Info-Mac
- Screenshot of Info-Mac as of 2011-03-11
- Website type: Forum, news aggregator, and file hosting service for Macintosh and iOS.
- Available in: English
- Owner: Dan Palka
- Creator: Ed Pattermann
- Website: info-mac.org
- Commercial: Yes
- Registration: Optional
- Launched: 1984
- Current status: Open

= Info-Mac =

Website covering Apple Inc. products

Info-Mac is an online community, news aggregator and shareware file hosting service covering Apple Inc. products, including the iPhone, iPod and especially the Macintosh. Established in 1984 as an electronic mailing list, Info-Mac is notable as being the first online community for Apple's then-new Macintosh computer. Info-Mac was the dominant Internet resource for Mac OS software and community-based support throughout the 1980s and early 1990s.

==Original format==
Info-Mac consisted of two distinct services: the Info-Mac Archive, a user-submitted collection of nearly all contemporary freeware and shareware available for the Macintosh, and the Info-Mac Digest, an electronic mailing list open to public participation. Both the Info-Mac Archive and Info-Mac Digest were operated by volunteers.

===Info-Mac Digest===
The Info-Mac Digest was published daily via Stanford University servers, and was itself archived on the Info-Mac Archive. At its height, the Info-Mac Digest was read daily by several thousand people, and was mirrored in the Usenet group comp.sys.mac.digest.
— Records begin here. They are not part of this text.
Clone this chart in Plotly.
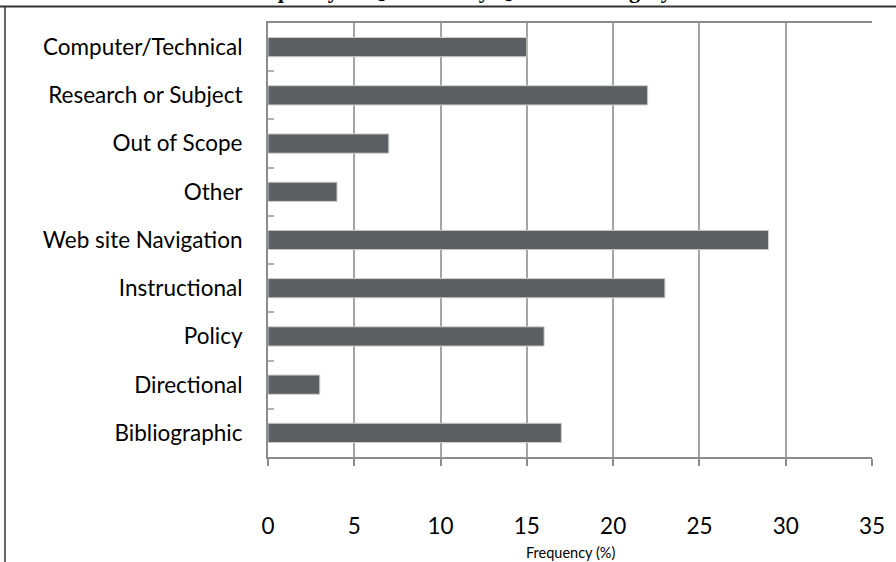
import plotly.graph_objects as go

categories = ["Computer/Technical", "Research or Subject", "Out of Scope", "Other",
              "Web site Navigation", "Instructional", "Policy", "Directional", "Bibliographic"]
values = [15, 22, 7, 4, 29, 23, 16, 3, 17]
x_ticks = [0, 5, 10, 15, 20, 25, 30, 35]
title_text = "Frequency of Questions by Question Category"
x_title = "Frequency (%)"

grid = "#a4a4a6"
axis = "#8c8c8e"
font = "Lato"

L, R, T, B = 268, 24, 23, 105
W, H = 896, 562
PW, PH = W - L - R, H - T - B

fig = go.Figure(go.Bar(
    y=categories, x=values, orientation="h",
    marker=dict(color="#5e5f62", line=dict(color="#cfcfcf", width=1)),
    width=0.4,
))

fig.update_layout(
    width=W, height=H,
    margin=dict(l=L, r=R, t=T, b=B),
    paper_bgcolor="white", plot_bgcolor="white",
    showlegend=False,
    font=dict(family=font, color="black"),
    xaxis=dict(
        range=[0, 35], tickvals=x_ticks, ticktext=[str(v) for v in x_ticks],
        showgrid=True, gridcolor=grid, gridwidth=2,
        showline=True, linecolor=axis, linewidth=2, mirror=True,
        ticks="outside", ticklen=7, tickwidth=2, tickcolor=axis,
        tickfont=dict(family=font, size=22.5, color="black"),
        ticklabelstandoff=41, zeroline=False, fixedrange=True,
    ),
    yaxis=dict(
        autorange="reversed",
        showgrid=False,
        showline=True, linecolor=axis, linewidth=2, mirror=False,
        ticks="inside", tickson="boundaries", ticklen=6, tickwidth=2, tickcolor="#b0b0b0",
        tickfont=dict(family=font, size=22.5, color="black"),
        ticklabelstandoff=19, fixedrange=True,
    ),
    shapes=[
        dict(type="line", xref="paper", yref="paper", x0=-L / PW, x1=(W - L) / PW,
             y0=1 + 16.5 / PH, y1=1 + 16.5 / PH, line=dict(color="#333333", width=2)),
        dict(type="line", xref="paper", yref="paper", x0=(5 - L) / PW, x1=(5 - L) / PW,
             y0=1 + 17 / PH, y1=-B / PH, line=dict(color="#333333", width=1.5)),
    ],
    annotations=[
        dict(text=x_title, xref="paper", yref="paper", x=0.5, y=-95 / PH,
             xanchor="center", yanchor="middle", showarrow=False,
             font=dict(family=font, size=14.5, color="black")),
        dict(text="<b>" + title_text + "</b>", xref="paper", yref="paper",
             x=(455 - L) / PW, y=1 + 18 / PH, xanchor="center", yanchor="bottom",
             showarrow=False, font=dict(family="Liberation Serif", size=22, color="black")),
    ],
)

fig.write_html("out.html", config={"displayModeBar": False},
               post_script="document.body.style.margin='0';")
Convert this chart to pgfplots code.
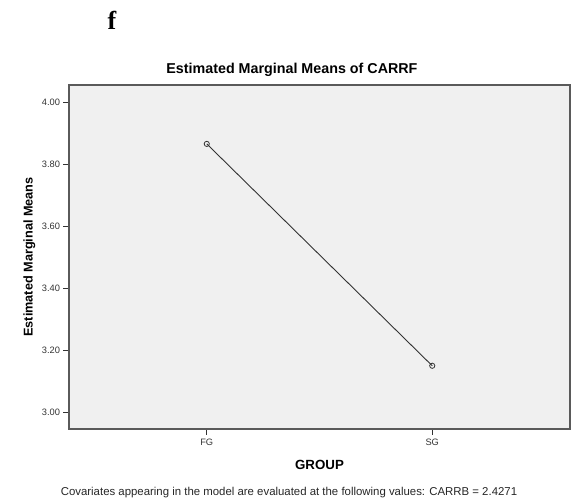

The Info-Mac Digest was published in "volumes" that covered the period of one calendar year, with some exceptions.

===Info-Mac Archive===
The Info-Mac Archive was the centralized collection of Macintosh software with over 100 mirror sites located around the world. At the time, disk space on a server was cost-prohibitive and hard to come by. Free public archives such as Info-Mac were often the only means for shareware authors to deliver their product over the Internet. Some early commercial software download sites, like CNET's Shareware.com, were originally mirrors of the Info-Mac Archive.

Due to the low-bandwidth connections accessible by early Internet users, which made downloading large files an onerous task, Info-Mac partnered with Pacific HiTech to periodically publish CD-ROMs containing selected shareware and freeware from the archive. These CDs were sold through Mac-related magazines and publications. Licensing issues required software authors to specifically allow their contributions to be included on the CD-ROM through a statement in the file's abstract. The CDs allowed wider distribution to users who did not have network access or could not spare the long download times associated with software applications. As the software was encoded in BinHex or MacBinary format it could be stored on non-Mac file systems such as a BBS or FTP server. Starting with the Info-Mac VI CD-ROM, the discs included the utility "Spelunker" which allowed users to search the archive in a user-friendly manner. Starting with the Info-Mac VIII CD-ROM, the package included two discs to offer twice the shareware and freeware.

==Decline and 2007 relaunch==
The popularity of Info-Mac services in their original format waned in the late 1990s. As the growing popularity of the World Wide Web and web hosting services allowed software authors to distribute their own software, and for users to communicate on online message boards, demand for Info-Mac's services grew beyond the capability of an all-volunteer staff to provide and maintain it at an acceptable level. Unable to maintain relevance on the rapidly evolving Internet, the Info-Mac Digest was discontinued in November 2002, while the Info-Mac Archive stopped accepting new file submissions in December 2005.

In December 2007, Info-Mac was redesigned and relaunched with a Web 2.0 interface, combining previous Info-Mac Digest and Info-Mac Archive content with a modernized forum-based community and news aggregator. Today, Info-Mac has expanded to cover all Apple product lines. A new, opt in Info-Mac Digest automatically generated from forum content is published daily. Info-Mac also distributes an iOS app called iForum on the App Store.